Source code of charts:
* Start *
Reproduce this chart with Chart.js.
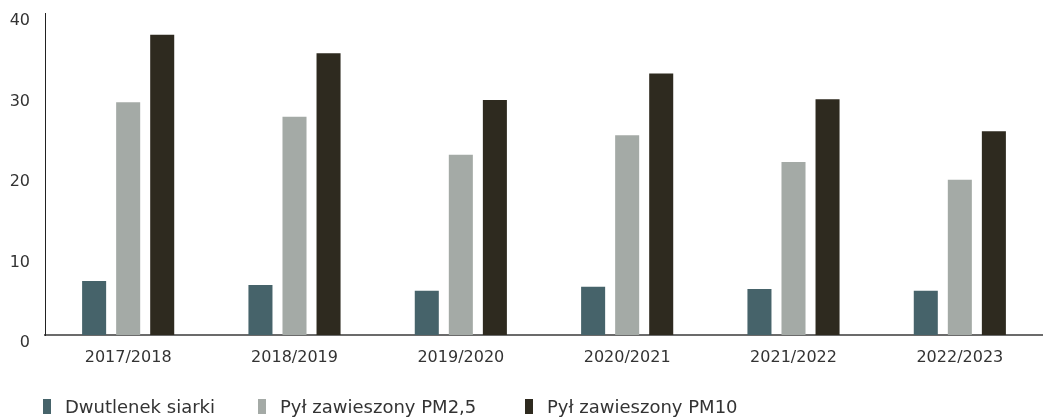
<!DOCTYPE html>
<html><head><meta charset="utf-8">
<script src="https://cdn.jsdelivr.net/npm/chart.js@4/dist/chart.umd.min.js"></script>
<style>html,body{margin:0;padding:0;background:#fff}#wrap{width:1043px;height:417px;position:relative}</style>
</head><body><div id="wrap"><canvas id="c"></canvas></div>
<script>
const categories = ["2017/2018","2018/2019","2019/2020","2020/2021","2021/2022","2022/2023"];
const seriesNames = ["Dwutlenek siarki","Pył zawieszony PM2,5","Pył zawieszony PM10"];
const so2 = [6.7, 6.2, 5.5, 6.0, 5.7, 5.5];
const pm25 = [28.9, 27.1, 22.4, 24.8, 21.5, 19.3];
const pm10 = [37.3, 35.0, 29.2, 32.5, 29.3, 25.3];
const yTicks = [0, 10, 20, 30, 40];
const colors = ["#46636a", "#a4aaa6", "#2e2a1f"];

const FONT = "'DejaVu Sans', sans-serif";
const TEXT = "#333333";

const legendPlugin = {
  id: 'customLegend',
  afterDraw(chart) {
    const ctx = chart.ctx;
    ctx.save();
    ctx.font = "18px " + FONT;
    ctx.textBaseline = 'alphabetic';
    const starts = [43, 258, 525];
    const yTop = 399, bh = 15, bw = 8;
    chart.data.datasets.forEach((ds, i) => {
      const x = starts[i];
      ctx.fillStyle = ds.backgroundColor;
      ctx.fillRect(x, yTop, bw, bh);
      ctx.fillStyle = TEXT;
      ctx.fillText(ds.label, x + bw + 14, yTop + bh - 1);
    });
    ctx.restore();
  }
};

const data = {
  labels: categories,
  datasets: [
    { label: seriesNames[0], data: so2, backgroundColor: colors[0] },
    { label: seriesNames[1], data: pm25, backgroundColor: colors[1] },
    { label: seriesNames[2], data: pm10, backgroundColor: colors[2] }
  ]
};

new Chart(document.getElementById('c'), {
  type: 'bar',
  data,
  plugins: [legendPlugin],
  options: {
    responsive: true,
    maintainAspectRatio: false,
    animation: false,
    layout: { padding: { top: 13, right: 0, bottom: 52, left: 0 } },
    datasets: { bar: { categoryPercentage: 0.614, barPercentage: 0.706, borderWidth: 0 } },
    plugins: { legend: { display: false }, tooltip: { enabled: false } },
    scales: {
      x: {
        grid: { display: false, drawTicks: false },
        border: { display: true, color: '#6b6b6b', width: 2 },
        ticks: { color: TEXT, font: { family: FONT, size: 16 }, padding: 13, maxRotation: 0 },
        afterFit(s) { s.height = 30; s.paddingLeft = 0; s.paddingRight = 0; }
      },
      y: {
        min: 0, max: 40,
        grid: { display: false, drawTicks: false },
        border: { display: true, color: '#222222', width: 1 },
        afterBuildTicks(s) { s.ticks = yTicks.map(v => ({ value: v })); },
        ticks: { color: TEXT, font: { family: FONT, size: 16 }, padding: 15, labelOffset: 8 },
        afterFit(s) { s.width = 45; s.paddingTop = 0; s.paddingBottom = 0; }
      }
    }
  }
});
</script></body></html>
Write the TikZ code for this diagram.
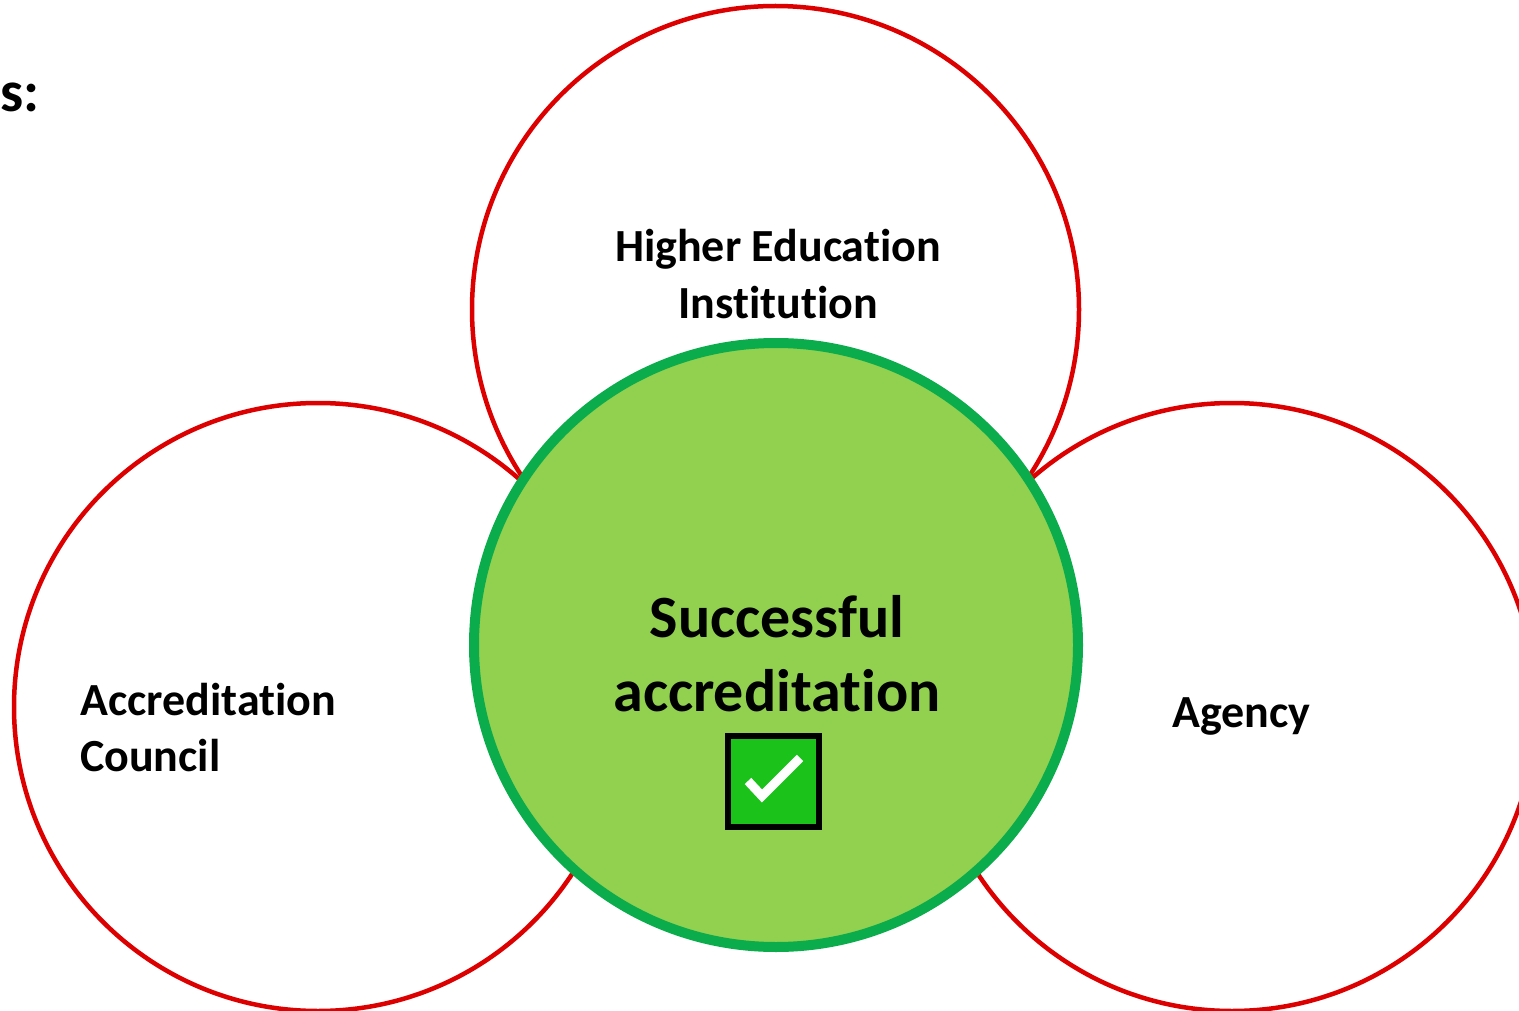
* End *
Short task:
Without the pictures, extract every entry verbatim.

Reply to the exercise:
Reproduce this chart with Chart.js.
<!DOCTYPE html>
<html><head><meta charset="utf-8">
<script src="https://cdn.jsdelivr.net/npm/chart.js@4/dist/chart.umd.min.js"></script>
<style>html,body{margin:0;padding:0;background:#fff}#wrap{width:1043px;height:417px;position:relative}</style>
</head><body><div id="wrap"><canvas id="c"></canvas></div>
<script>
const categories = ["2017/2018","2018/2019","2019/2020","2020/2021","2021/2022","2022/2023"];
const seriesNames = ["Dwutlenek siarki","Pył zawieszony PM2,5","Pył zawieszony PM10"];
const so2 = [6.7, 6.2, 5.5, 6.0, 5.7, 5.5];
const pm25 = [28.9, 27.1, 22.4, 24.8, 21.5, 19.3];
const pm10 = [37.3, 35.0, 29.2, 32.5, 29.3, 25.3];
const yTicks = [0, 10, 20, 30, 40];
const colors = ["#46636a", "#a4aaa6", "#2e2a1f"];

const FONT = "'DejaVu Sans', sans-serif";
const TEXT = "#333333";

const legendPlugin = {
  id: 'customLegend',
  afterDraw(chart) {
    const ctx = chart.ctx;
    ctx.save();
    ctx.font = "18px " + FONT;
    ctx.textBaseline = 'alphabetic';
    const starts = [43, 258, 525];
    const yTop = 399, bh = 15, bw = 8;
    chart.data.datasets.forEach((ds, i) => {
      const x = starts[i];
      ctx.fillStyle = ds.backgroundColor;
      ctx.fillRect(x, yTop, bw, bh);
      ctx.fillStyle = TEXT;
      ctx.fillText(ds.label, x + bw + 14, yTop + bh - 1);
    });
    ctx.restore();
  }
};

const data = {
  labels: categories,
  datasets: [
    { label: seriesNames[0], data: so2, backgroundColor: colors[0] },
    { label: seriesNames[1], data: pm25, backgroundColor: colors[1] },
    { label: seriesNames[2], data: pm10, backgroundColor: colors[2] }
  ]
};

new Chart(document.getElementById('c'), {
  type: 'bar',
  data,
  plugins: [legendPlugin],
  options: {
    responsive: true,
    maintainAspectRatio: false,
    animation: false,
    layout: { padding: { top: 13, right: 0, bottom: 52, left: 0 } },
    datasets: { bar: { categoryPercentage: 0.614, barPercentage: 0.706, borderWidth: 0 } },
    plugins: { legend: { display: false }, tooltip: { enabled: false } },
    scales: {
      x: {
        grid: { display: false, drawTicks: false },
        border: { display: true, color: '#6b6b6b', width: 2 },
        ticks: { color: TEXT, font: { family: FONT, size: 16 }, padding: 13, maxRotation: 0 },
        afterFit(s) { s.height = 30; s.paddingLeft = 0; s.paddingRight = 0; }
      },
      y: {
        min: 0, max: 40,
        grid: { display: false, drawTicks: false },
        border: { display: true, color: '#222222', width: 1 },
        afterBuildTicks(s) { s.ticks = yTicks.map(v => ({ value: v })); },
        ticks: { color: TEXT, font: { family: FONT, size: 16 }, padding: 15, labelOffset: 8 },
        afterFit(s) { s.width = 45; s.paddingTop = 0; s.paddingBottom = 0; }
      }
    }
  }
});
</script></body></html>
Write the TikZ code for this diagram.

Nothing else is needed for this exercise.